***** Listed entries *****
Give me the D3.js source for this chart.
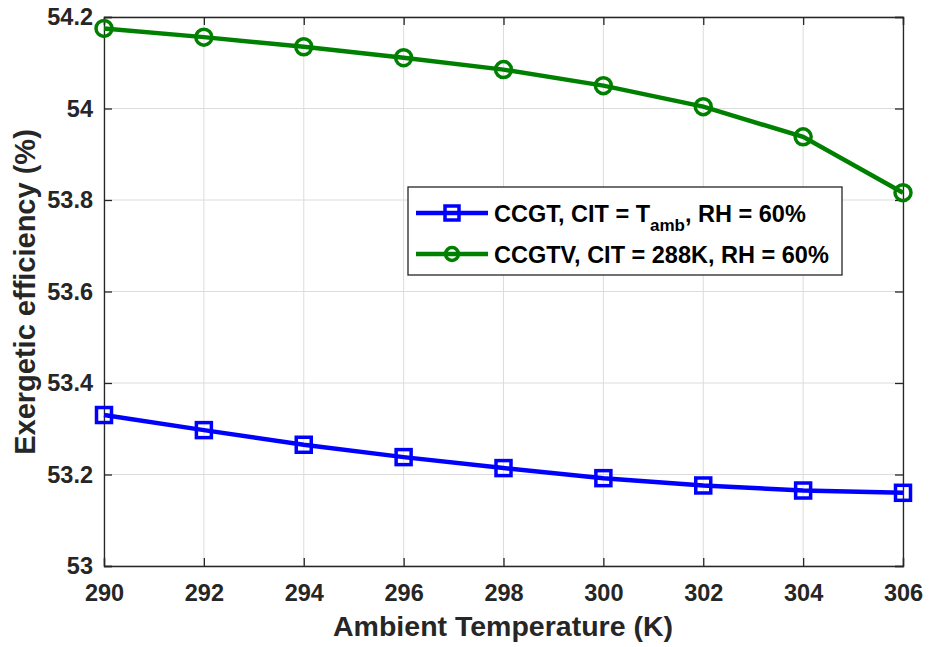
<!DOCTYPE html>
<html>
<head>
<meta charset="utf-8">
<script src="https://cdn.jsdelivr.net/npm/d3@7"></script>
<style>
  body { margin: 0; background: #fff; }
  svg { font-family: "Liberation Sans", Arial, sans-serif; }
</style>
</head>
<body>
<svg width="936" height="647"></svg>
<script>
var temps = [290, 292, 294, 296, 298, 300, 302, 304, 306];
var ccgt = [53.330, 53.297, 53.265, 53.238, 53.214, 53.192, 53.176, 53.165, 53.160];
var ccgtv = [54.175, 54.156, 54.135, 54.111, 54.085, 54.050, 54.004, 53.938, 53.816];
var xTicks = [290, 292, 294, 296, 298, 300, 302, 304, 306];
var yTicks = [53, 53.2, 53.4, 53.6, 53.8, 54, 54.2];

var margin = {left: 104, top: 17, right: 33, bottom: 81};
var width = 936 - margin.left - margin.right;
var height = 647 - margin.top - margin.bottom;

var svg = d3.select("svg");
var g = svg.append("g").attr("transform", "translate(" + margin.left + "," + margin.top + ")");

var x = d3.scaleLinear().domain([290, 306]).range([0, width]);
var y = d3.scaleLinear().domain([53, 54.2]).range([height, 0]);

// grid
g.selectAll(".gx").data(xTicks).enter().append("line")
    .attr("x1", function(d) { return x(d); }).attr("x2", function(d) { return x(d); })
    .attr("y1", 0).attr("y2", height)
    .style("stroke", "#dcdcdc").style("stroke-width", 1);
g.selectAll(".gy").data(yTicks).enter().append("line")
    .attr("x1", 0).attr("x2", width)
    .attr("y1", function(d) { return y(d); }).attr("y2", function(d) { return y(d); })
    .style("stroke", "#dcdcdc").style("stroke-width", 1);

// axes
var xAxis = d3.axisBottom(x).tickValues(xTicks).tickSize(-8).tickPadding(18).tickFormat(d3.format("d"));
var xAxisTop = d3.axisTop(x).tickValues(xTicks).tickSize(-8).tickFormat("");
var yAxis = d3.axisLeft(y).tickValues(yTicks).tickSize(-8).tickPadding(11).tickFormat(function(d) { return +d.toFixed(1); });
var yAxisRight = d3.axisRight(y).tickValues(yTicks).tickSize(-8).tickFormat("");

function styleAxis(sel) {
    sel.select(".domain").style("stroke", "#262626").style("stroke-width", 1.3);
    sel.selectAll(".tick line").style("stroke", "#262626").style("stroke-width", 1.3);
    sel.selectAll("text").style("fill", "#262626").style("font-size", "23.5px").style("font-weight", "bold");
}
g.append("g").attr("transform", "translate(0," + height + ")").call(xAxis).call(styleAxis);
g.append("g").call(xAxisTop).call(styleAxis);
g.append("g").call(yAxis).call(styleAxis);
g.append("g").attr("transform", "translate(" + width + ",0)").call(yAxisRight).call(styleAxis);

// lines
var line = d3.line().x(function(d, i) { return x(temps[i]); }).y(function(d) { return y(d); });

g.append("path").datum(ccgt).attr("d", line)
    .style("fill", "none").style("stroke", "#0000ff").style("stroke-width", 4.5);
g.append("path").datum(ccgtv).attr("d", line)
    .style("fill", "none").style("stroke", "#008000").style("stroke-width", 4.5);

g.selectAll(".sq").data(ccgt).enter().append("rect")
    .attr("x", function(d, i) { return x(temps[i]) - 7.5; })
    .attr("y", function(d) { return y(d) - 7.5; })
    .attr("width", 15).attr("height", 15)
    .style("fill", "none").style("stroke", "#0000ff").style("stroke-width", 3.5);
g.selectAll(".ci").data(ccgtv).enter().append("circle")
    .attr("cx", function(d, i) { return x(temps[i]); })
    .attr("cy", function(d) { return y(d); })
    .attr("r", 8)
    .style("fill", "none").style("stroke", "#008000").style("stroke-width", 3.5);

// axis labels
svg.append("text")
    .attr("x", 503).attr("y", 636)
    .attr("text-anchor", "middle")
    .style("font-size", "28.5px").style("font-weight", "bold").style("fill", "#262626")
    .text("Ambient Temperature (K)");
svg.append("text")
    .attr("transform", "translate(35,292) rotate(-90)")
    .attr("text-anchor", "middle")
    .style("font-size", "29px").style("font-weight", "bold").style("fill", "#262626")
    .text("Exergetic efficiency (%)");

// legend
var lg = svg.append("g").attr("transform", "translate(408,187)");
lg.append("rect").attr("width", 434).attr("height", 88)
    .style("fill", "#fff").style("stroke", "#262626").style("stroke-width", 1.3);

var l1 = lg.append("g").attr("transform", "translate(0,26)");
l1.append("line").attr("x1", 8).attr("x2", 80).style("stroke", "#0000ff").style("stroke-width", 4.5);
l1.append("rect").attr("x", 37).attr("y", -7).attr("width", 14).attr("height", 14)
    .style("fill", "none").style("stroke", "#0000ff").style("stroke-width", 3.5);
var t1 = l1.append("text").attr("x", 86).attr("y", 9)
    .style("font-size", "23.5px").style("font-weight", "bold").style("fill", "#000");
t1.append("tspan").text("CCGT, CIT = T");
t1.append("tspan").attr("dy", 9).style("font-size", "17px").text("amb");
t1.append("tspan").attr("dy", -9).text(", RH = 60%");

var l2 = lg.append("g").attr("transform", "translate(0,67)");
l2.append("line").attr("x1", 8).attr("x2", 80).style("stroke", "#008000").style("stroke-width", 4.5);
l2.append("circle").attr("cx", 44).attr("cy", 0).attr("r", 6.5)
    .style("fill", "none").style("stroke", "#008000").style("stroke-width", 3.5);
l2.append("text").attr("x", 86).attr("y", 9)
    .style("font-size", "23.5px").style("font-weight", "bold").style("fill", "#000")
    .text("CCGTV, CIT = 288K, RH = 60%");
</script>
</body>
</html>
*****
***** Listed entries *****
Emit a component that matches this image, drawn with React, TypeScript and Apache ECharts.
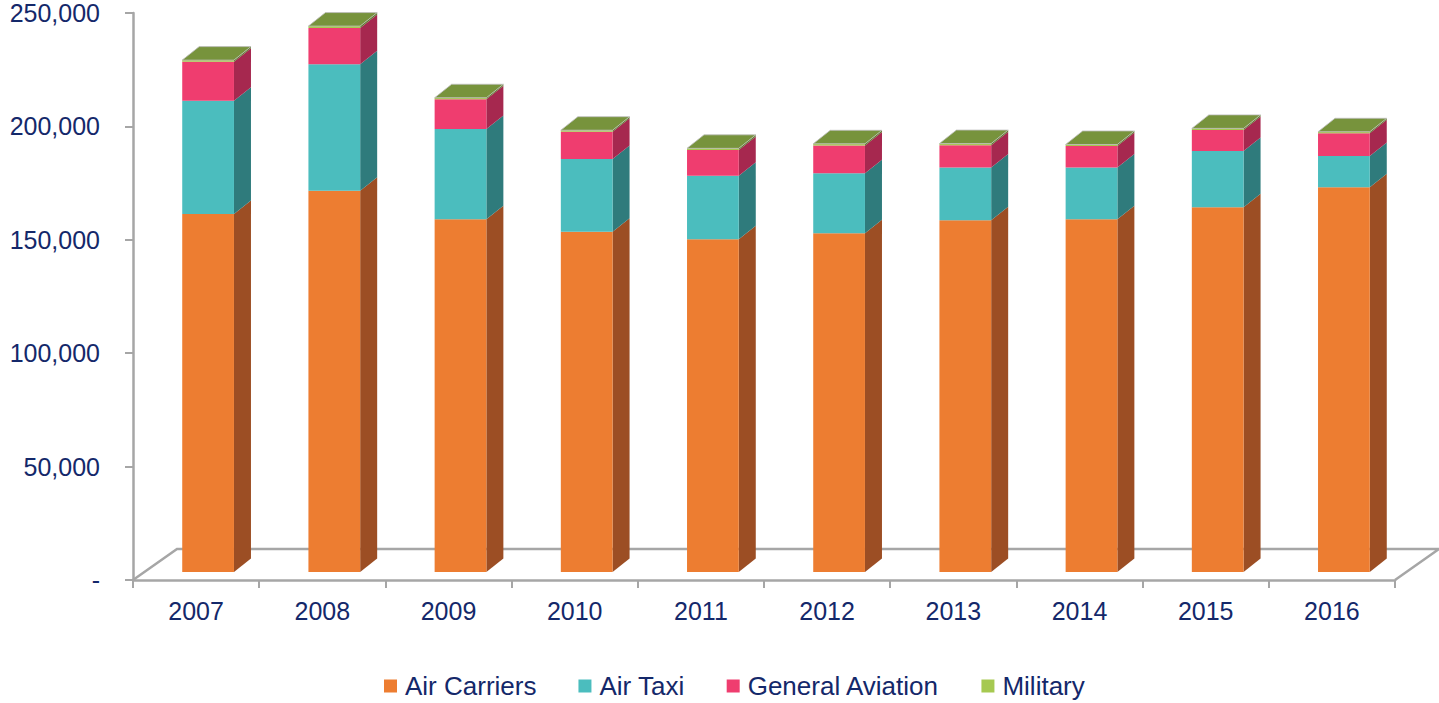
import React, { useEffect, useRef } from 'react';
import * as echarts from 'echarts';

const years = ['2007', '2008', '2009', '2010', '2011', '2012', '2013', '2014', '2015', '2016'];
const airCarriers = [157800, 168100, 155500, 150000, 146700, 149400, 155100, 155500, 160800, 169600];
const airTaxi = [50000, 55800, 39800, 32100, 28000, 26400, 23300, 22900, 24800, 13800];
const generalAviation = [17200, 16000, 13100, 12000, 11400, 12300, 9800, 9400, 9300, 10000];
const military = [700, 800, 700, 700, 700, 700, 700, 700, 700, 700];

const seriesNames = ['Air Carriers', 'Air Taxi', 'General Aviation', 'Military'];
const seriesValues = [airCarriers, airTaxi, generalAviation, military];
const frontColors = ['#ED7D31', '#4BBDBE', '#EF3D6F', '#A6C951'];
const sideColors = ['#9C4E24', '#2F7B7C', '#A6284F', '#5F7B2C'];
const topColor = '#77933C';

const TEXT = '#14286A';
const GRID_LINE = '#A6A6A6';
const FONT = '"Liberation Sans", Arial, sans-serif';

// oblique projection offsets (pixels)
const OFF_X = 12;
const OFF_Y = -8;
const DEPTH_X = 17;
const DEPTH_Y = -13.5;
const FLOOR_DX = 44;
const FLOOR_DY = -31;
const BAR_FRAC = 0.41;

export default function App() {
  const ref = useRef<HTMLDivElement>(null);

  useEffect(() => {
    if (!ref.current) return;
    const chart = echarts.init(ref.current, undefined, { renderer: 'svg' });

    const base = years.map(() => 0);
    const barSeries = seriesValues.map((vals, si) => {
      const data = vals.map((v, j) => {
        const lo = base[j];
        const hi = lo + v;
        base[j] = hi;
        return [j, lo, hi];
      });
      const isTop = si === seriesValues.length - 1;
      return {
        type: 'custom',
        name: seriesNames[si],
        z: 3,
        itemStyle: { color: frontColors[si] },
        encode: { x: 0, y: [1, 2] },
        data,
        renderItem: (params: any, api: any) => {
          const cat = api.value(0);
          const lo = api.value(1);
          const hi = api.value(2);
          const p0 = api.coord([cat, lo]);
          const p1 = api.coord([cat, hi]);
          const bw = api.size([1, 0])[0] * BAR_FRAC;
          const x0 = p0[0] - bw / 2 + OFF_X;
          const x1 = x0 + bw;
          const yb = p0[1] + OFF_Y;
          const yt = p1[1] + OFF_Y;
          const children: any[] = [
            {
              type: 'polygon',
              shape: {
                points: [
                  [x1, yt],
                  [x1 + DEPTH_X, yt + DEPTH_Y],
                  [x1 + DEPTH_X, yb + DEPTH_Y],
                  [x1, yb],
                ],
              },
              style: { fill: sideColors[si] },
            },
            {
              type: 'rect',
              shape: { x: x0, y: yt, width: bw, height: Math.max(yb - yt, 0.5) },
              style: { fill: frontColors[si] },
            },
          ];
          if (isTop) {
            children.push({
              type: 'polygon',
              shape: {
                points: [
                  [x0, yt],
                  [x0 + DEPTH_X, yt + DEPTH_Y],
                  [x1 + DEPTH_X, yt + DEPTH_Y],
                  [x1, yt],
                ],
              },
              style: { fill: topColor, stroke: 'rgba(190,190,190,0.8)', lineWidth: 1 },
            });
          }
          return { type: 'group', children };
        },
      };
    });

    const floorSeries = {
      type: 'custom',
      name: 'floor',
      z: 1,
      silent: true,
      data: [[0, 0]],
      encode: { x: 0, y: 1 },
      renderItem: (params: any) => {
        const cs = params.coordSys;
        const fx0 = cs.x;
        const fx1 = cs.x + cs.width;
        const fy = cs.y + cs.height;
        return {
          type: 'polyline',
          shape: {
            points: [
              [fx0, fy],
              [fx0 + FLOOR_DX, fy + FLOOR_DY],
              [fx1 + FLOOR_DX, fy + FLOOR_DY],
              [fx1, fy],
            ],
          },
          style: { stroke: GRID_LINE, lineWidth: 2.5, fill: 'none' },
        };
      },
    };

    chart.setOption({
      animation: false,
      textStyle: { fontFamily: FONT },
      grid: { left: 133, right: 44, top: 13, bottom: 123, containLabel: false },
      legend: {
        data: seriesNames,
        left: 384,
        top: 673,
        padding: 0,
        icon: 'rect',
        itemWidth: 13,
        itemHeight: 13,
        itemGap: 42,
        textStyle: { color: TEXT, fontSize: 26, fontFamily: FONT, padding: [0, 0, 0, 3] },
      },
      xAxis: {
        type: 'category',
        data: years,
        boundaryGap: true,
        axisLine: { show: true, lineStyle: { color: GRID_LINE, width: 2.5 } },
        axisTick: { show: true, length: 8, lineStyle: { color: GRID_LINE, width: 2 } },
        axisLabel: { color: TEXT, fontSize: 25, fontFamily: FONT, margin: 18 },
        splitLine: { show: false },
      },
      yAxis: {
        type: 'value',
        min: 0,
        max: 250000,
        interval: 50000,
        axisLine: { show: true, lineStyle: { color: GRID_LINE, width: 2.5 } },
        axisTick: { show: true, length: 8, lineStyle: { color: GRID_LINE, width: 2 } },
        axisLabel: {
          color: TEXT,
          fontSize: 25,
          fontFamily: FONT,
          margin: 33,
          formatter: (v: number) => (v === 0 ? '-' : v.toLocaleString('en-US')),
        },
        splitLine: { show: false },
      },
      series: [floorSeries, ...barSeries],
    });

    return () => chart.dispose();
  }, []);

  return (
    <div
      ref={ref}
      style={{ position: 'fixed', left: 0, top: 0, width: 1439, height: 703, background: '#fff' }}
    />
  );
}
*****
***** Listed entries *****
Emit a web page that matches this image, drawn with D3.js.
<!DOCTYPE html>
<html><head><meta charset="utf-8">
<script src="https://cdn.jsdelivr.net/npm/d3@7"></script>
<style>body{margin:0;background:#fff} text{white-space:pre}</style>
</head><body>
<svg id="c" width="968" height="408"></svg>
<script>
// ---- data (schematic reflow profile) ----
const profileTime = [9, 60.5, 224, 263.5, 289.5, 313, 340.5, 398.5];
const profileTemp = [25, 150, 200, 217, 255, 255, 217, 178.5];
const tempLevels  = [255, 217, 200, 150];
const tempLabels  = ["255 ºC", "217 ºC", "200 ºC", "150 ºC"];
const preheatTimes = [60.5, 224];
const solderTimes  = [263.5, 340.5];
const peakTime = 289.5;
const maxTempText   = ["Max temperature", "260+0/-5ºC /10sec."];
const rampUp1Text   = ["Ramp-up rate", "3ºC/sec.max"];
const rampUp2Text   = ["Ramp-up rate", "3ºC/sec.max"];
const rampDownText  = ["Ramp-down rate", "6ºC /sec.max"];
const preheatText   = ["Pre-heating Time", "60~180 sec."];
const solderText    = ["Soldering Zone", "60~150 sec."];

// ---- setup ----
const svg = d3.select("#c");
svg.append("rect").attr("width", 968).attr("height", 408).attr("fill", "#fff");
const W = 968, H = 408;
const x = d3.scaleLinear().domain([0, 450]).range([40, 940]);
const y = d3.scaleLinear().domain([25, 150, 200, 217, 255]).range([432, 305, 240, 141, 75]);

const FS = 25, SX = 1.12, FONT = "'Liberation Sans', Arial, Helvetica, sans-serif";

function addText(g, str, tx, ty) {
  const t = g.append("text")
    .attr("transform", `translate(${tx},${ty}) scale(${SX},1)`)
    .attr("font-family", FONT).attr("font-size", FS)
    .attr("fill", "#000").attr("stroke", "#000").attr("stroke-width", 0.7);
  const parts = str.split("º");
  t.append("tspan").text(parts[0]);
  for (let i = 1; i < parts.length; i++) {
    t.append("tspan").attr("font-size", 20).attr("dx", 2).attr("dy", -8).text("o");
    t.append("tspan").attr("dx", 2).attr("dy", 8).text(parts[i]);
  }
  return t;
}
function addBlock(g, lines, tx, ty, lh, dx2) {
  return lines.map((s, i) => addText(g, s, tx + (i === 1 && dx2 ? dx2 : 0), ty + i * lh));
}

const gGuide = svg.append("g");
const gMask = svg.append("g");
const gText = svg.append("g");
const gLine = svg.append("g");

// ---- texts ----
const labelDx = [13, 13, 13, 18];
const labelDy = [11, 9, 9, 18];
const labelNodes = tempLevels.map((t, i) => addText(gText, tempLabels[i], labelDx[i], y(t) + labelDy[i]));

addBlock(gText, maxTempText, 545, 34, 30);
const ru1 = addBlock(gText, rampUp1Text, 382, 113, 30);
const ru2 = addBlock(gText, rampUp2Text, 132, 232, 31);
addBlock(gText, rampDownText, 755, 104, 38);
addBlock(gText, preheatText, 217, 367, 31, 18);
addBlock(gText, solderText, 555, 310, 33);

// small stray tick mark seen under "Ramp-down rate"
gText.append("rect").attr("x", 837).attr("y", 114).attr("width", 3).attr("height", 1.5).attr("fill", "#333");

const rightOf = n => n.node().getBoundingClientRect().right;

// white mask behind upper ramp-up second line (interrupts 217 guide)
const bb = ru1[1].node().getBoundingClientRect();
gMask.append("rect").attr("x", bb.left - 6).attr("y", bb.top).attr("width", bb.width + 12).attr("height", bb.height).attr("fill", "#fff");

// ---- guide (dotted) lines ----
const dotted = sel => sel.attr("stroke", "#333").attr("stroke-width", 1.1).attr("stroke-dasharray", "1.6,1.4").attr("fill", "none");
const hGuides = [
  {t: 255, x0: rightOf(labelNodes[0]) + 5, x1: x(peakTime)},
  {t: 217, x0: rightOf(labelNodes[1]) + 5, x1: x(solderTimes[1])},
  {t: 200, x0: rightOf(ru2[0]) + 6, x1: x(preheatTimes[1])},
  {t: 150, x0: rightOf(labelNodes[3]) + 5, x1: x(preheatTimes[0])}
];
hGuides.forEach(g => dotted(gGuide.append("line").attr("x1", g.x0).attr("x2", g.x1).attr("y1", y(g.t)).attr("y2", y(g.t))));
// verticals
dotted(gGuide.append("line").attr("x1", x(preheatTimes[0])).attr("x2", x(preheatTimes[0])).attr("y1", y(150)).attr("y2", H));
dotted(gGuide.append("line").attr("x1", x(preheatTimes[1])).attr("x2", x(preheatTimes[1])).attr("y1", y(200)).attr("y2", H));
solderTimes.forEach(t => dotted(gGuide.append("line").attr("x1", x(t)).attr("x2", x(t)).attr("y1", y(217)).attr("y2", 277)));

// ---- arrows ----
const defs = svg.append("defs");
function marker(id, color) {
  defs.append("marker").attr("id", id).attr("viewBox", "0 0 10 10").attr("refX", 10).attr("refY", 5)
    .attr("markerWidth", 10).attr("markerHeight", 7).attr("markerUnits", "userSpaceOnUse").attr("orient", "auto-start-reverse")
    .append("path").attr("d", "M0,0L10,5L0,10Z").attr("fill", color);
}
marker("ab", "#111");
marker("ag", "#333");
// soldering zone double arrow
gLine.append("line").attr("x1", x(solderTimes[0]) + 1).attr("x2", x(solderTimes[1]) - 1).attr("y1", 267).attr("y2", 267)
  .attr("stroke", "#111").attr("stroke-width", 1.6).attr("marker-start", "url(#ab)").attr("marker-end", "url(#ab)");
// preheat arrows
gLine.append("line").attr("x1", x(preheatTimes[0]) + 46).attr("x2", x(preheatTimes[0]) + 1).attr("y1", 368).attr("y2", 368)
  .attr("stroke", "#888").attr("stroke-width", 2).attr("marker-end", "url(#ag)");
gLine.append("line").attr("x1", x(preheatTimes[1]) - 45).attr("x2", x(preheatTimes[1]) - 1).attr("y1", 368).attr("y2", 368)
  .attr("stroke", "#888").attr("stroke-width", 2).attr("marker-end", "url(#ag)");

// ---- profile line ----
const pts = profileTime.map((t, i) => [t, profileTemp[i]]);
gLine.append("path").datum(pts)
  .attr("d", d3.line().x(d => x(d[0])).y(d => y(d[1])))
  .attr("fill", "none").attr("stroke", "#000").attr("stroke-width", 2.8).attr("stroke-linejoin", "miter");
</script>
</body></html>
*****
Do this:
Go to the line containing "Emit a component" and copy exactly from there through the line containing "import * as echarts from 'echarts';", both included, and nothing more. Pictures are excluded.

Exercise result:
Emit a component that matches this image, drawn with React, TypeScript and Apache ECharts.
import React, { useEffect, useRef } from 'react';
import * as echarts from 'echarts';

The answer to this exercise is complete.